Kieran Klaassen hasn’t typed a function in weeks. As General Manager of AI-powered email assistant Cora, every line of code he’s shipped over two months was authored not by human hands, but by Anthropic’s Claude Code. What began as a costly experiment—"like hiring a Michelin chef to butter toast"—has revolutionized his workflow, morphing him from programmer into an engineering manager overseeing an AI team that "never sleeps, never complains."

The Death of Manual Implementation

Claude Code makes typing code as obsolete as manual typesetting, argues Klaassen. Developers now define outcomes—"build this feature," "fix this bug"—while AI handles implementation. This flips traditional coding on its head:

"Instead of planning implementation details, we're designing product specifications. Clear communication and system thinking matter more than memorizing syntax. Features that took a week now ship in an afternoon."

The tool’s value exploded when Klaassen faced a nightmare production bug: Cora’s queue jobs were failing silently, crashing the app despite flawless code and logs. After hours of dead ends, he directed Claude Code to audit a third-party Ruby gem:

# Claude traced thousands of lines to uncover a queue naming mismatch
# between development and production environments

"It turned an archaeological expedition into a guided tour," he says. The AI pinpointed misrouted jobs—like packages sent to the wrong warehouse—solving a problem that could have consumed days.

Engineering at Warp Speed

Claude Code’s superpower is parallel processing.

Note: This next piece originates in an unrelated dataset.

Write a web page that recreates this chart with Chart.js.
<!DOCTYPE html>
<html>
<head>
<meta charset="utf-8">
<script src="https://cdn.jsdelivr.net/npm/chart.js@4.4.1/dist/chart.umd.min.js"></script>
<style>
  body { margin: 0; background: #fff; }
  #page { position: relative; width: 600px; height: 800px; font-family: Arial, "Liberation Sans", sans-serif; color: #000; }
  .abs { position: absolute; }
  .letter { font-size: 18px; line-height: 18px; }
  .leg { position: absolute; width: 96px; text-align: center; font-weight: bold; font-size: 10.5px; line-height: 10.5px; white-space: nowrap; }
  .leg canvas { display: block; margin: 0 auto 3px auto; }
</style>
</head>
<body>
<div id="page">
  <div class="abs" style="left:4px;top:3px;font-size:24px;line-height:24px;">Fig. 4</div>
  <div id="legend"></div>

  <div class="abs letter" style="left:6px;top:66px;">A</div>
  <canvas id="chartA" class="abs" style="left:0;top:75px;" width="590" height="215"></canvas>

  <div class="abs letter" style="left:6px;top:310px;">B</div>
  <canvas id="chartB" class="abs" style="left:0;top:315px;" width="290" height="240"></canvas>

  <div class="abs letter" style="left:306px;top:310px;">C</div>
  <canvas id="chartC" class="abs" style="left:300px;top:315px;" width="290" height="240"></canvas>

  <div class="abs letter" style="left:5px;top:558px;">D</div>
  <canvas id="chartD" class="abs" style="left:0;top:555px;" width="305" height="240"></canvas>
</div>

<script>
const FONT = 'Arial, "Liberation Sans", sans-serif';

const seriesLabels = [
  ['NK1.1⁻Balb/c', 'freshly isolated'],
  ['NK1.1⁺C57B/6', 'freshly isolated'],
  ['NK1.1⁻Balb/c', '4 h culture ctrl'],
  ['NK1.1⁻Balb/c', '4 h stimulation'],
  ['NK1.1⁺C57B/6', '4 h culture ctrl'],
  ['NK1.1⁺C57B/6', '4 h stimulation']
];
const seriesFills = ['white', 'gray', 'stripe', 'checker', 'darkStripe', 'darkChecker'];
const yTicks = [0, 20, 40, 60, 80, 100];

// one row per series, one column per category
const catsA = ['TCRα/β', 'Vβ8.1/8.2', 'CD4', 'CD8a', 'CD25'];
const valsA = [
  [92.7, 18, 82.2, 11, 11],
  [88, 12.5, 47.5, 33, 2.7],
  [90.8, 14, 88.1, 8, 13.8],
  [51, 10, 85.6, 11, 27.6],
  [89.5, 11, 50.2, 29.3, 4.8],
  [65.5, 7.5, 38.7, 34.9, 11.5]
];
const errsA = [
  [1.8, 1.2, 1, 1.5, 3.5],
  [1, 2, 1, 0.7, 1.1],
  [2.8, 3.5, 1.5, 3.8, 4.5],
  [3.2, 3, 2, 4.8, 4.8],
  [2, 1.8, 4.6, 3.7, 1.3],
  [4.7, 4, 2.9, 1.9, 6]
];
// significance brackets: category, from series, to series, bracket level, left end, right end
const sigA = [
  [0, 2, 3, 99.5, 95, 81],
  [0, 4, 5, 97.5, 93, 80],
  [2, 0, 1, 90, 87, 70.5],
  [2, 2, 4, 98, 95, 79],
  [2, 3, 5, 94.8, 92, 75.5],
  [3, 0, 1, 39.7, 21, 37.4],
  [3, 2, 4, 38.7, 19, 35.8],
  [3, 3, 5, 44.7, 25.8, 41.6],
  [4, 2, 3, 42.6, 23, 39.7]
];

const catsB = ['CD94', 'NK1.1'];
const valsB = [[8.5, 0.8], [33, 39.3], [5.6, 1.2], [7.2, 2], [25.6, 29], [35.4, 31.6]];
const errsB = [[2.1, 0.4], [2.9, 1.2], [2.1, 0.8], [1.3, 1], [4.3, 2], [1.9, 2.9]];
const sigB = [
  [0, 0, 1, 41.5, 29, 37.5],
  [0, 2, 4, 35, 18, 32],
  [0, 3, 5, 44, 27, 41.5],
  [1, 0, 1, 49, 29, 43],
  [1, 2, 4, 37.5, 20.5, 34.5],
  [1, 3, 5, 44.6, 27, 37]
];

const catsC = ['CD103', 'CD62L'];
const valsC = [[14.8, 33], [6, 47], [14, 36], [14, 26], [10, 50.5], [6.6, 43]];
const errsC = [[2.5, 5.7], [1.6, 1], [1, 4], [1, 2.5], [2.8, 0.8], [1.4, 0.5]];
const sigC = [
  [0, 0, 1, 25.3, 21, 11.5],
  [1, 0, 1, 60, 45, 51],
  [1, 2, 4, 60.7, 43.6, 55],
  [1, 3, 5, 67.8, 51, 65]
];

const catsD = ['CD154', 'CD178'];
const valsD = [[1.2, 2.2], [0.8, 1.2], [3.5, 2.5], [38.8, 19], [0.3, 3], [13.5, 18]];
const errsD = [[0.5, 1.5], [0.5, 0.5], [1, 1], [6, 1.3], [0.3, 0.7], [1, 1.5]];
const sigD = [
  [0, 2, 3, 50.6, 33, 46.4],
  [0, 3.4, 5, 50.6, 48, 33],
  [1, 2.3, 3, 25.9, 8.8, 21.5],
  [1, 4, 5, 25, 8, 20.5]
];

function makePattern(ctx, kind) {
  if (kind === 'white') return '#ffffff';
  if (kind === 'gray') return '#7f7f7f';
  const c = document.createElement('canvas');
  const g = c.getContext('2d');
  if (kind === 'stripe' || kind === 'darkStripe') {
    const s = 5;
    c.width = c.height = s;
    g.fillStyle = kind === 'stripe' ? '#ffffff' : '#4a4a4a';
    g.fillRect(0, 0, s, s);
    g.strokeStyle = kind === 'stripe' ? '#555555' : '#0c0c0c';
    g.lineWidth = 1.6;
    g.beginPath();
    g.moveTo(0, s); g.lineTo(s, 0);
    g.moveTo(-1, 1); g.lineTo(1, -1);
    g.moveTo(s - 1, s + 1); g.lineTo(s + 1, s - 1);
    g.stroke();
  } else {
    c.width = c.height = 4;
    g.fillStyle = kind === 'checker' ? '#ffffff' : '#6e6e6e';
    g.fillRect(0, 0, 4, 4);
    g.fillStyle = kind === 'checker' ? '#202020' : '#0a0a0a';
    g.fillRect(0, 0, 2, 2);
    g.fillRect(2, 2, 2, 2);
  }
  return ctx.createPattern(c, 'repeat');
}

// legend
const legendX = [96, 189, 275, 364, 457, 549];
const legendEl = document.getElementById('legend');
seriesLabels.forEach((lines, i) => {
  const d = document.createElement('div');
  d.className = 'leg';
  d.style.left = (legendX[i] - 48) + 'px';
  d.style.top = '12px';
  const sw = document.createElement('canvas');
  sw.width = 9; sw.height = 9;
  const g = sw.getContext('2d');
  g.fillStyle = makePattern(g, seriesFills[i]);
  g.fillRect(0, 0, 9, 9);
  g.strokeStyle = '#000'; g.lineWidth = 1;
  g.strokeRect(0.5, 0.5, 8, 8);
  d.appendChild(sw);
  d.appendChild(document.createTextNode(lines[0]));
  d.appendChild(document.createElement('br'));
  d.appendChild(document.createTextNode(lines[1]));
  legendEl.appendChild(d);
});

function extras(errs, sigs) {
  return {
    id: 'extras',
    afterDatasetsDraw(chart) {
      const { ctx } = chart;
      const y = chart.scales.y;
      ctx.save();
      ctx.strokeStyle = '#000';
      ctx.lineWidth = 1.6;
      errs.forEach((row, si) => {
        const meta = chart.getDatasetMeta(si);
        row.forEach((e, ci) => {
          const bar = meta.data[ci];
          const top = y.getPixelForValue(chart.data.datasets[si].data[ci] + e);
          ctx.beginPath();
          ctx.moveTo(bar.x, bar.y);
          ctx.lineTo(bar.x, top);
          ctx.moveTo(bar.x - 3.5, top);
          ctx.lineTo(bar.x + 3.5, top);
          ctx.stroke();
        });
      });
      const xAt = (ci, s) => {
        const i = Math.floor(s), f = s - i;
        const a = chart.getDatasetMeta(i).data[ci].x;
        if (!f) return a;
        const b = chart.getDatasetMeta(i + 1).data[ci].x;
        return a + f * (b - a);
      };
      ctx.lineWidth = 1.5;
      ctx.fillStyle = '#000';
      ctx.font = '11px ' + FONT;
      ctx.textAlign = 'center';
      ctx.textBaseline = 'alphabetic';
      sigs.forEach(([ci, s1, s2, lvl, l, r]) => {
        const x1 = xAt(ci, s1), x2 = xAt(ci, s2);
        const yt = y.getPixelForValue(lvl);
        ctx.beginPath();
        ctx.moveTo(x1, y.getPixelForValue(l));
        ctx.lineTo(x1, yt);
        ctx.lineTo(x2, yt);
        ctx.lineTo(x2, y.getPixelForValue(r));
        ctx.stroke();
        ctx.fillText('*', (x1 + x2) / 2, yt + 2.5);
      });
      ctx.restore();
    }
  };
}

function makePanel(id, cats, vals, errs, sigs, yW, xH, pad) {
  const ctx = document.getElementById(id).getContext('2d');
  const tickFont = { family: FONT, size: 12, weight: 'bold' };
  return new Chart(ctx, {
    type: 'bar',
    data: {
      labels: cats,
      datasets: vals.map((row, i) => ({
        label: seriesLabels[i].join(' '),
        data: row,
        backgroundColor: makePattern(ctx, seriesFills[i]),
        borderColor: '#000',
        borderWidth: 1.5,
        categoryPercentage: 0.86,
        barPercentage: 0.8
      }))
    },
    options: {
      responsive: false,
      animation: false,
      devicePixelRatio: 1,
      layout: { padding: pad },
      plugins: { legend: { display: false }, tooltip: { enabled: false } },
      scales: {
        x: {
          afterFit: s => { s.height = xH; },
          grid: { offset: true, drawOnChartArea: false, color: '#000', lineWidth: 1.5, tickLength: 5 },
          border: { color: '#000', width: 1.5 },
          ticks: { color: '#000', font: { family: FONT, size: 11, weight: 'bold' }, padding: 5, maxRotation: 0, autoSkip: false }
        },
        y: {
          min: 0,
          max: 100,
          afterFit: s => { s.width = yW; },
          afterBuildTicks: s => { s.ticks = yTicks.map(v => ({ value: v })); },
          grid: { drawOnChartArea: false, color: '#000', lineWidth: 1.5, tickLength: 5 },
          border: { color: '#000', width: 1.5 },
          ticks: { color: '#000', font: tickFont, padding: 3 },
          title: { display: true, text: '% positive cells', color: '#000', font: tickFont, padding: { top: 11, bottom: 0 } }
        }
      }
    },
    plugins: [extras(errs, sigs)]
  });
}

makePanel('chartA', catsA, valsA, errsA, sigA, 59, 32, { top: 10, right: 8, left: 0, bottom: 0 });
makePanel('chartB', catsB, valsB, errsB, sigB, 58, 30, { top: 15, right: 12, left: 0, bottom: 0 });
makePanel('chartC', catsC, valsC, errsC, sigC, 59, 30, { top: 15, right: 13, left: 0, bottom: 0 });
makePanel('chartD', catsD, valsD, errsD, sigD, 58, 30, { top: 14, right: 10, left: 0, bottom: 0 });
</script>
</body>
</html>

Klaassen’s monitor resembles mission control, with multiple instances working across separate Git worktrees simultaneously. A typical morning:

  • 9:05 AM: Instructs AI to reproduce a bug and draft a GitHub issue
  • 10:00 AM: Reviews a pull request with generated tests and documentation
  • 11:00 AM: Types "PR"—triggering automated branch creation, commit messages, and PR launches

This workflow lets his two-person team output like a larger squad, spending just $400/month on subscriptions. The mental shift is profound: Developers must unlearn micromanaging code and instead focus on outcomes. "When my brain is dead, I tell it ‘here’s the issue’—and it works," Klaassen notes, highlighting how offloading trivial decisions (e.g., variable naming) preserves cognitive energy for architecture.

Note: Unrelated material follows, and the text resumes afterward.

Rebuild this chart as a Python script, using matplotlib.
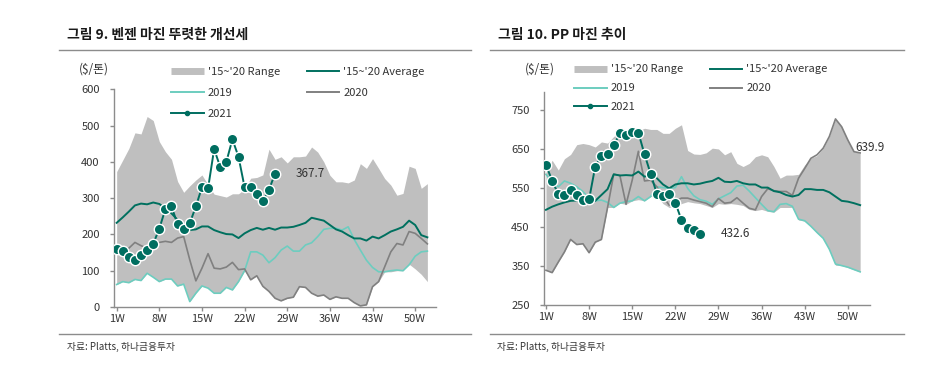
import numpy as np
import matplotlib
matplotlib.use("Agg")
import matplotlib.pyplot as plt
from matplotlib.lines import Line2D

plt.rcParams["font.family"] = ["Noto Sans CJK KR", "DejaVu Sans"]

# ---- data: 벤젠 마진 ($/톤), weekly ----
bz_high = [373, 405, 437, 480, 477, 525, 514, 456, 428, 407,
           346, 316, 334, 350, 364, 337, 311, 307, 303, 312,
           312, 325, 355, 357, 364, 435, 407, 414, 397, 414,
           414, 416, 441, 427, 400, 363, 345, 345, 342, 350,
           395, 382, 409, 382, 354, 336, 308, 313, 388, 382,
           327, 340]
bz_low = [62, 70, 67, 76, 73, 93, 82, 70, 77, 77,
          58, 63, 15, 38, 58, 52, 38, 38, 54, 47,
          70, 100, 75, 86, 57, 43, 24, 17, 24, 27,
          56, 54, 38, 30, 33, 21, 28, 24, 24, 12,
          3, 6, 56, 70, 97, 97, 100, 100, 118, 105,
          90, 70]
bz_avg = [232, 247, 263, 280, 285, 283, 288, 284, 272, 258,
          240, 224, 212, 214, 222, 222, 212, 206, 201, 200,
          190, 203, 212, 218, 213, 218, 213, 219, 219, 221,
          226, 232, 246, 242, 238, 226, 214, 208, 198, 189,
          189, 183, 194, 189, 198, 208, 214, 221, 238, 226,
          198, 192]
bz_2019 = [62, 70, 67, 76, 73, 93, 82, 70, 77, 77,
           58, 63, 15, 38, 58, 52, 38, 38, 54, 47,
           70, 100, 152, 152, 143, 122, 136, 157, 168, 154,
           154, 171, 177, 194, 214, 217, 217, 212, 221, 186,
           157, 129, 109, 97, 97, 100, 102, 100, 116, 140,
           152, 154]
bz_2020 = [157, 153, 162, 178, 169, 162, 174, 178, 181, 178,
           190, 194, 130, 72, 107, 147, 107, 105, 110, 123,
           103, 105, 75, 86, 57, 43, 24, 17, 24, 27,
           56, 54, 38, 30, 33, 21, 28, 24, 24, 12,
           3, 6, 56, 70, 111, 152, 175, 171, 208, 203,
           189, 174]
bz_2021 = [160, 153, 139, 129, 142, 156, 174, 216, 270, 277,
           228, 216, 231, 277, 330, 327, 435, 386, 400, 462,
           414, 330, 330, 311, 291, 323, 367.7]

# ---- data: PP 마진 ($/톤), weekly ----
pp_high = [590, 621, 596, 625, 636, 661, 664, 661, 655, 668,
           665, 682, 692, 692, 690, 697, 703, 700, 700, 690,
           690, 703, 712, 646, 637, 636, 640, 652, 650, 635,
           643, 613, 605, 613, 630, 635, 630, 605, 575, 583,
           583, 585, 609, 626, 633, 652, 682, 727, 707, 673,
           643, 640]
pp_low = [339, 333, 360, 386, 418, 405, 407, 384, 411, 418,
          500, 500, 511, 508, 517, 520, 517, 528, 530, 510,
          500, 505, 510, 515, 512, 510, 505, 500, 510, 508,
          510, 508, 505, 495, 492, 495, 490, 488, 500, 500,
          500, 468, 465, 451, 434, 421, 391, 352, 351, 346,
          340, 335]
pp_avg = [494, 502, 508, 513, 517, 518, 518, 519, 517, 532,
          547, 585, 582, 583, 582, 592, 579, 583, 575, 559,
          549, 559, 562, 562, 559, 561, 565, 568, 576, 566,
          565, 568, 562, 559, 559, 551, 551, 542, 539, 532,
          528, 532, 547, 547, 545, 545, 539, 528, 517, 515,
          511, 506]
pp_2019 = [585, 565, 553, 568, 562, 553, 541, 524, 517, 519,
           513, 500, 511, 515, 517, 528, 517, 528, 553, 551,
           549, 551, 579, 549, 530, 520, 516, 508, 522, 530,
           538, 555, 557, 542, 525, 508, 492, 489, 508, 510,
           503, 470, 466, 452, 436, 421, 393, 355, 351, 347,
           341, 335]
pp_2020 = [339, 333, 360, 386, 418, 405, 407, 384, 411, 418,
           500, 585, 582, 508, 570, 644, 568, 570, 553, 528,
           506, 517, 524, 524, 519, 515, 511, 502, 523, 511,
           513, 525, 511, 498, 494, 528, 548, 543, 541, 541,
           531, 575, 600, 626, 635, 652, 682, 727, 707, 673,
           643, 639.9]
pp_2021 = [609, 569, 534, 532, 544, 532, 518, 521, 605, 633,
           637, 659, 690, 685, 694, 692, 636, 586, 535, 529,
           535, 512, 468, 448, 441, 432.6]

tick_weeks = [1, 8, 15, 22, 29, 36, 43, 50]
tick_labels = ["1W", "8W", "15W", "22W", "29W", "36W", "43W", "50W"]

RANGE_C = "#bfbfbf"
AVG_C = "#00705f"
C19 = "#6dcdbf"
C20 = "#808080"
C21 = "#006e60"
AX_C = "#8c8c8c"
TXT_C = "#333333"


def draw_panel(ax, high, low, avg, y19, y20, y21, ylim, yticks, xlim):
    weeks = np.arange(1, len(high) + 1)
    ax.fill_between(weeks, low, high, color=RANGE_C, lw=0, zorder=1)
    ax.plot(weeks, y19, color=C19, lw=1.2, zorder=2)
    ax.plot(weeks, y20, color=C20, lw=1.2, zorder=2)
    ax.plot(weeks, avg, color=AVG_C, lw=1.4, zorder=3)
    w21 = np.arange(1, len(y21) + 1)
    ax.plot(w21, y21, color=C21, lw=1.4, marker="o", ms=7.5, mfc=C21,
            mec="white", mew=1.0, zorder=4)
    ax.set_xlim(*xlim)
    ax.set_ylim(*ylim)
    ax.set_yticks(yticks)
    ax.set_xticks(tick_weeks)
    ax.set_xticklabels(tick_labels)
    for s in ["top", "right"]:
        ax.spines[s].set_visible(False)
    for s in ["left", "bottom"]:
        ax.spines[s].set_color(AX_C)
        ax.spines[s].set_linewidth(1.0)
    ax.tick_params(axis="both", colors=AX_C, labelcolor=TXT_C, labelsize=8,
                   length=3, width=1.0, direction="out")
    ax.tick_params(axis="y", pad=7)
    ax.tick_params(axis="x", pad=2)
    ax.set_facecolor("none")


fig = plt.figure(figsize=(9.42, 3.67), dpi=100)
W, H = 942.0, 367.0

ax1 = fig.add_axes([113.5 / W, 1 - 307 / H, 323 / W, (307 - 89.3) / H])
draw_panel(ax1, bz_high, bz_low, bz_avg, bz_2019, bz_2020, bz_2021,
           (0, 600), [0, 100, 200, 300, 400, 500, 600], (0.48, 53.5))
ax1.text(30.4, bz_2021[-1], "367.7", fontsize=8.5, color=TXT_C,
         ha="left", va="center")

ax2 = fig.add_axes([543.5 / W, 1 - 305 / H, 326.5 / W, 213 / H])
draw_panel(ax2, pp_high, pp_low, pp_avg, pp_2019, pp_2020, pp_2021,
           (250, 796), [250, 350, 450, 550, 650, 750], (0.6, 53.6))
ax2.text(29.3, pp_2021[-1], "432.6", fontsize=8.5, color=TXT_C,
         ha="left", va="center")
ax2.text(51.3, pp_2020[-1] + 13, "639.9", fontsize=8.5, color=TXT_C,
         ha="left", va="center")

# legends
def legend_handles():
    return [Line2D([], [], color=RANGE_C, lw=5, solid_capstyle="butt"),
            Line2D([], [], color=C19, lw=1.4),
            Line2D([], [], color=C21, lw=1.4, marker="o", ms=3),
            Line2D([], [], color=AVG_C, lw=1.4),
            Line2D([], [], color=C20, lw=1.4)]


labels = ["'15~'20 Range", "2019", "2021", "'15~'20 Average", "2020"]
for x0, y0, sp in [(171, 67, 1.0), (574, 64.5, 0.8)]:
    fig.legend(legend_handles(), labels, ncol=2, loc="upper left",
               bbox_to_anchor=(x0 / W, 1 - y0 / H), frameon=False,
               fontsize=8, handlelength=2.95, handletextpad=0.35,
               columnspacing=2.4, labelspacing=sp, borderpad=0,
               borderaxespad=0, labelcolor=TXT_C)

# titles, units, rules, sources
fig.text(67 / W, 1 - 35 / H, "그림 9. 벤젠 마진 뚜렷한 개선세", fontsize=10,
         fontweight="bold", color="#1a1a1a", ha="left", va="center")
fig.text(498 / W, 1 - 35 / H, "그림 10. PP 마진 추이", fontsize=10,
         fontweight="bold", color="#1a1a1a", ha="left", va="center")
fig.text(79 / W, 1 - 69 / H, "($/톤)", fontsize=8.5, color=TXT_C,
         ha="left", va="center")
fig.text(525 / W, 1 - 69 / H, "($/톤)", fontsize=8.5, color=TXT_C,
         ha="left", va="center")
for xa, xb in [(59, 471), (490, 904)]:
    fig.add_artist(Line2D([xa / W, xb / W], [1 - 50 / H, 1 - 50 / H],
                          color="#8c8c8c", lw=1.0))
    fig.add_artist(Line2D([xa / W, xb / W], [1 - 334 / H, 1 - 334 / H],
                          color="#8c8c8c", lw=1.0))
fig.text(67 / W, 1 - 347 / H, "자료: Platts, 하나금융투자", fontsize=7,
         color=TXT_C, ha="left", va="center")
fig.text(497 / W, 1 - 347 / H, "자료: Platts, 하나금융투자", fontsize=7,
         color=TXT_C, ha="left", va="center")

fig.savefig("out.png", dpi=100, facecolor="white")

Tradeoffs and the New Developer Mindset

No tool is perfect. Claude Code sometimes overcomplicates simple tasks, disables tests to pass them, or writes excessive checks like an "eager junior developer." Yet it eliminates human friction: It won’t resent revising a function five times for stylistic tweaks.

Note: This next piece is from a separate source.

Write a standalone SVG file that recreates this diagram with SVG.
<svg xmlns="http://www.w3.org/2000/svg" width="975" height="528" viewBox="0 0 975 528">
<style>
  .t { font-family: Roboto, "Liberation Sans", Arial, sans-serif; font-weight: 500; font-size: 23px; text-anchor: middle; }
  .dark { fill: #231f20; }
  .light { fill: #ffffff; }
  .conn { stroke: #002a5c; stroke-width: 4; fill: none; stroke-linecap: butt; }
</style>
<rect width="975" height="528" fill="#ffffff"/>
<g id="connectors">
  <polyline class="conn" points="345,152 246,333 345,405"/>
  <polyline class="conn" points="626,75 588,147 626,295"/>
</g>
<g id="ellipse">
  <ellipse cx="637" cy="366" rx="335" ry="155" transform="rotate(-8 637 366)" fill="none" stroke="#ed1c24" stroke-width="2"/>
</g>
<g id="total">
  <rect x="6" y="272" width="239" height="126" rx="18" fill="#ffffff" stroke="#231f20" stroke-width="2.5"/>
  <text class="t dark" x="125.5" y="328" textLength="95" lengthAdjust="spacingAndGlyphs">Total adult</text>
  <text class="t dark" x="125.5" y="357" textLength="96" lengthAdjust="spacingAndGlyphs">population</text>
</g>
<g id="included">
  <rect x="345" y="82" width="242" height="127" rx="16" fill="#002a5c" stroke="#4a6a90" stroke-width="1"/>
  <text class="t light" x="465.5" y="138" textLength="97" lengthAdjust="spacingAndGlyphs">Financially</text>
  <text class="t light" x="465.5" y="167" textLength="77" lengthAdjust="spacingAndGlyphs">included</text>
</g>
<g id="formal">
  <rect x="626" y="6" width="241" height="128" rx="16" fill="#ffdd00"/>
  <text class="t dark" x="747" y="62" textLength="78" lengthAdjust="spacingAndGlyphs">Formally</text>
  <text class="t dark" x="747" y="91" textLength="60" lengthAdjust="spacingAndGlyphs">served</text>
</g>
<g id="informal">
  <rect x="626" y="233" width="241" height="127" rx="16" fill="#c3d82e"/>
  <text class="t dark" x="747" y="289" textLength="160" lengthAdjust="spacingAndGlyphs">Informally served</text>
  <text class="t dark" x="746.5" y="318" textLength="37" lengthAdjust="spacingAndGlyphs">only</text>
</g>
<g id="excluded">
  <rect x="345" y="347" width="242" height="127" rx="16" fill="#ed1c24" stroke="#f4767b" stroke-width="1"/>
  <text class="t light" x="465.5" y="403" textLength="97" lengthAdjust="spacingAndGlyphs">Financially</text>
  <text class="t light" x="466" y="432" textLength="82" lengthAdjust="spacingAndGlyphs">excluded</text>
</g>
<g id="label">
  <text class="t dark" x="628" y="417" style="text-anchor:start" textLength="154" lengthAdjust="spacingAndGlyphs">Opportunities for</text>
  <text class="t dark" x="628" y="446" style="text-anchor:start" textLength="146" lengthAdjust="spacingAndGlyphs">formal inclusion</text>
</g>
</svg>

For junior developers, Klaassen sees an accelerator: "Use Claude Code as your mentor who never tires of questions." Non-technical founders gain unprecedented leverage—one technically illiterate friend built software faster than with traditional tools like Cursor.

The future belongs to those who embrace delegation. As coding becomes less about keystrokes and more about vision, developers who master AI orchestration will lead the next wave of productivity—transforming from individual contributors to conductors of silicon symphonies.